Of course, such non-linearities also exist in WRF. However, WRF is not calibrated as part of the modelling workflow (while it is a necessity in OGGM), and users have access to a large volume of independent validation data. In OGGM, practically all data available at large scales (and there aren’t many) are already used for calibration. There are no observations for the glacier interior or its base, and a lot of arbitrary decision-making process.

Because of this high level of parameterization and internal calibration, OGGM requires specific domain knowledge from its users. Misusing it may hide model errors quite effectively via calibration; if I’m honest, as a model developer I’m feeling very responsible when users struggle or (rightfully) criticize model internals.

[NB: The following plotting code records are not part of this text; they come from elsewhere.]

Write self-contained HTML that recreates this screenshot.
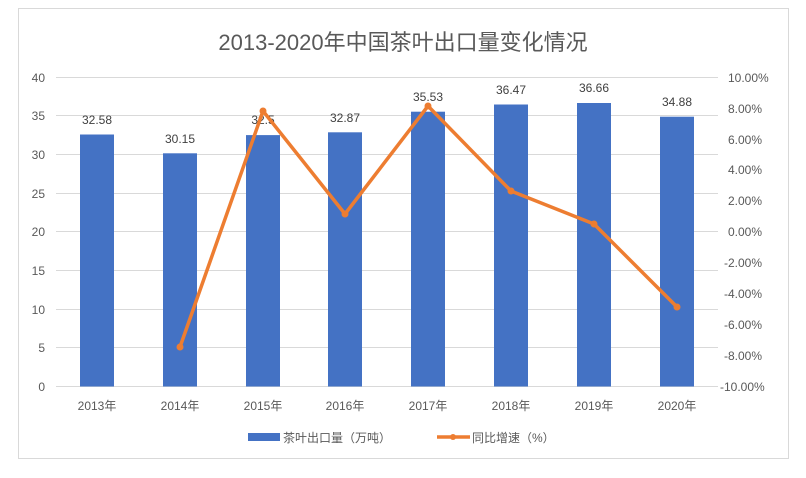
<!DOCTYPE html>
<html><head><meta charset="utf-8"><style>
body{margin:0;background:#fff;}
svg text{font-family:"Liberation Sans","Noto Sans CJK SC",sans-serif;}
</style></head><body>
<svg width="806" height="473" xmlns="http://www.w3.org/2000/svg">
<rect x="18.5" y="8.5" width="770" height="450" fill="#fff" stroke="#d9d9d9"/>
<text x="403" y="50" font-size="22" fill="#595959" text-anchor="middle">2013-2020年中国茶叶出口量变化情况</text>
<g stroke="#d9d9d9" stroke-width="1">
<line x1="56" y1="77.5" x2="718" y2="77.5"/><line x1="56" y1="115.5" x2="718" y2="115.5"/>
<line x1="56" y1="154.5" x2="718" y2="154.5"/><line x1="56" y1="193.5" x2="718" y2="193.5"/>
<line x1="56" y1="231.5" x2="718" y2="231.5"/><line x1="56" y1="270.5" x2="718" y2="270.5"/>
<line x1="56" y1="309.5" x2="718" y2="309.5"/><line x1="56" y1="347.5" x2="718" y2="347.5"/>
<line x1="56" y1="386.5" x2="718" y2="386.5"/>
</g>
<g font-size="12" fill="#595959" text-anchor="end">
<text x="45" y="82">40</text><text x="45" y="120">35</text><text x="45" y="159">30</text>
<text x="45" y="198">25</text><text x="45" y="236">20</text><text x="45" y="275">15</text>
<text x="45" y="314">10</text><text x="45" y="352">5</text><text x="45" y="391">0</text>
</g>
<g font-size="12" fill="#595959" text-anchor="start">
<text x="728" y="82">10.00%</text><text x="728" y="113">8.00%</text><text x="728" y="144">6.00%</text>
<text x="728" y="174">4.00%</text><text x="728" y="205">2.00%</text><text x="728" y="236">0.00%</text>
<text x="724" y="267">-2.00%</text><text x="724" y="298">-4.00%</text><text x="724" y="329">-6.00%</text>
<text x="724" y="360">-8.00%</text><text x="720" y="391">-10.00%</text>
</g>
<g fill="#4472c4">
<rect x="80" y="134.5" width="34" height="252"/>
<rect x="163" y="153.3" width="34" height="233.2"/>
<rect x="246" y="135.1" width="34" height="251.4"/>
<rect x="328" y="132.3" width="34" height="254.2"/>
<rect x="411" y="111.7" width="34" height="274.8"/>
<rect x="494" y="104.5" width="34" height="282"/>
<rect x="577" y="103" width="34" height="283.5"/>
<rect x="660" y="116.7" width="34" height="269.8"/>
</g>
<g font-size="12" fill="#404040" text-anchor="middle">
<text x="97" y="124">32.58</text><text x="180" y="143">30.15</text><text x="263" y="124">32.5</text>
<text x="345" y="122">32.87</text><text x="428" y="101">35.53</text><text x="511" y="94">36.47</text>
<text x="594" y="92">36.66</text><text x="677" y="106">34.88</text>
</g>
<polyline points="180,347 263,111 345,214 428,106 511,191 594,224 677,307" fill="none" stroke="#ed7d31" stroke-width="3.5" stroke-linejoin="round"/>
<g fill="#ed7d31">
<circle cx="180" cy="347" r="3.5"/><circle cx="263" cy="111" r="3.5"/><circle cx="345" cy="214" r="3.5"/>
<circle cx="428" cy="106" r="3.5"/><circle cx="511" cy="191" r="3.5"/><circle cx="594" cy="224" r="3.5"/><circle cx="677" cy="307" r="3.5"/>
</g>
<g font-size="12" fill="#595959" text-anchor="middle">
<text x="97" y="410">2013年</text><text x="180" y="410">2014年</text><text x="263" y="410">2015年</text>
<text x="345" y="410">2016年</text><text x="428" y="410">2017年</text><text x="511" y="410">2018年</text>
<text x="594" y="410">2019年</text><text x="677" y="410">2020年</text>
</g>
<rect x="248" y="433" width="32" height="8" fill="#4472c4"/>
<text x="283" y="442" font-size="12" fill="#595959">茶叶出口量（万吨）</text>
<line x1="437" y1="437" x2="470" y2="437" stroke="#ed7d31" stroke-width="3.5"/>
<circle cx="453" cy="437" r="3" fill="#ed7d31"/>
<text x="472" y="442" font-size="12" fill="#595959">同比增速（%）</text>
</svg>
</body></html>
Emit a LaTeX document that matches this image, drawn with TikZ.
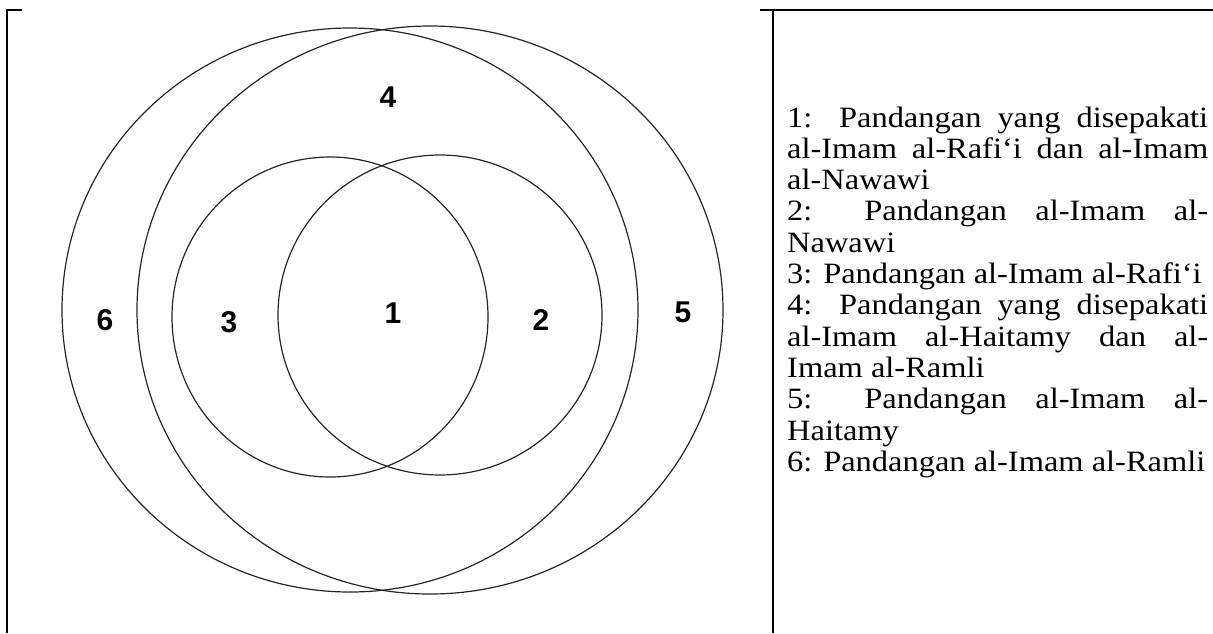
\documentclass[tikz,border=0pt]{standalone}
\usepackage{graphicx}
\usepackage{fontspec}
\setmainfont{Liberation Serif}
\newfontfamily\arialb{Liberation Sans}
\usetikzlibrary{shapes.geometric}
\newcommand{\jline}[1]{\scalebox{1.1}[1]{\makebox[382.7pt][s]{#1}}}
\newcommand{\nline}[1]{\scalebox{1.1}[1]{#1}}
\tikzset{
  frameline/.style={line width=2pt, black},
  ring/.style={draw=black!85, line width=1.2pt, ellipse, inner sep=0pt},
  num/.style={font=\arialb\bfseries\fontsize{30}{30}\selectfont, inner sep=0pt},
  txt/.style={font=\fontsize{29.5}{31}\selectfont, inner sep=0pt, anchor=base west}
}
\begin{document}
\begin{tikzpicture}[x=1pt,y=-1pt]
\useasboundingbox (0,0) rectangle (1213,633);
% frame
\coordinate (tl1) at (6,10);
\coordinate (tl2) at (22,10);
\coordinate (lb) at (7,633);
\coordinate (lt) at (7,10);
\coordinate (tr1) at (760,10);
\coordinate (tr2) at (1213,10);
\coordinate (mt) at (773,10);
\coordinate (mb) at (773,633);
\draw[frameline] (tl1) -- (tl2);
\draw[frameline] (lt) -- (lb);
\draw[frameline] (tr1) -- (tr2);
\draw[frameline] (mt) -- (mb);
% circles
\node[ring, minimum width=576pt, minimum height=564pt] (c6) at (350,310) {};
\node[ring, minimum width=586pt, minimum height=568pt] (c5) at (430,310) {};
\node[ring, minimum width=316pt, minimum height=320pt] (c3) at (330,317) {};
\node[ring, minimum width=324pt, minimum height=320pt] (c2) at (440,315) {};
% numbers
\node[num] (n4) at (388,97) {4};
\node[num] (n6) at (105,320) {6};
\node[num] (n3) at (229,322) {3};
\node[num] (n1) at (393,313) {1};
\node[num] (n2) at (541,320) {2};
\node[num] (n5) at (683,312) {5};
% legend
\node[txt] (l1) at (787,127.0) {\jline{1: Pandangan yang disepakati}};
\node[txt] (l2) at (787,158.3) {\jline{al-Imam al-Rafi‘i dan al-Imam}};
\node[txt] (l3) at (787,189.6) {\nline{al-Nawawi}};
\node[txt] (l4) at (787,220.9) {\jline{2: Pandangan al-Imam al-}};
\node[txt] (l5) at (787,252.2) {\nline{Nawawi}};
\node[txt] (l6) at (787,283.5) {\nline{3: Pandangan al-Imam al-Rafi‘i}};
\node[txt] (l7) at (787,314.8) {\jline{4: Pandangan yang disepakati}};
\node[txt] (l8) at (787,346.1) {\jline{al-Imam al-Haitamy dan al-}};
\node[txt] (l9) at (787,377.4) {\nline{Imam al-Ramli}};
\node[txt] (l10) at (787,408.7) {\jline{5: Pandangan al-Imam al-}};
\node[txt] (l11) at (787,440.0) {\nline{Haitamy}};
\node[txt] (l12) at (787,471.3) {\nline{6: Pandangan al-Imam al-Ramli}};
\end{tikzpicture}
\end{document}
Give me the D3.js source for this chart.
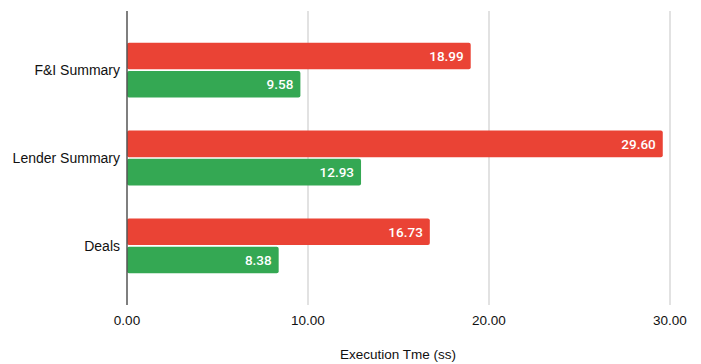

It is reasonable to ask whether “user friendliness” really is that friendly, especially if it leads to silent or hidden mistakes.

Image missing

Open source and academic careers

Is it fair to ask PhD students or post docs to spend a great deal of their time on software maintenance? When OGGM improves, who profits from it? I don’t know the answer to these questions, but as someone who spent a great deal of my time on open-source projects, I have a few pledges:

Open science takes time! Scientific papers should be evaluated according to new standards: transparency and reproducibility of the analysis chain, availability of data/code and its documentation.
Open source takes time! The work of open source developers should be acknowledged and should become an asset for academic jobs, not a handicap.
Learning code takes time! Formal training at University and high-school curricula still not adapted to the challenges ahead - we have to close the gap and make everyone feel welcome in the open-source community, regarding of their coding level. Everyone can participate!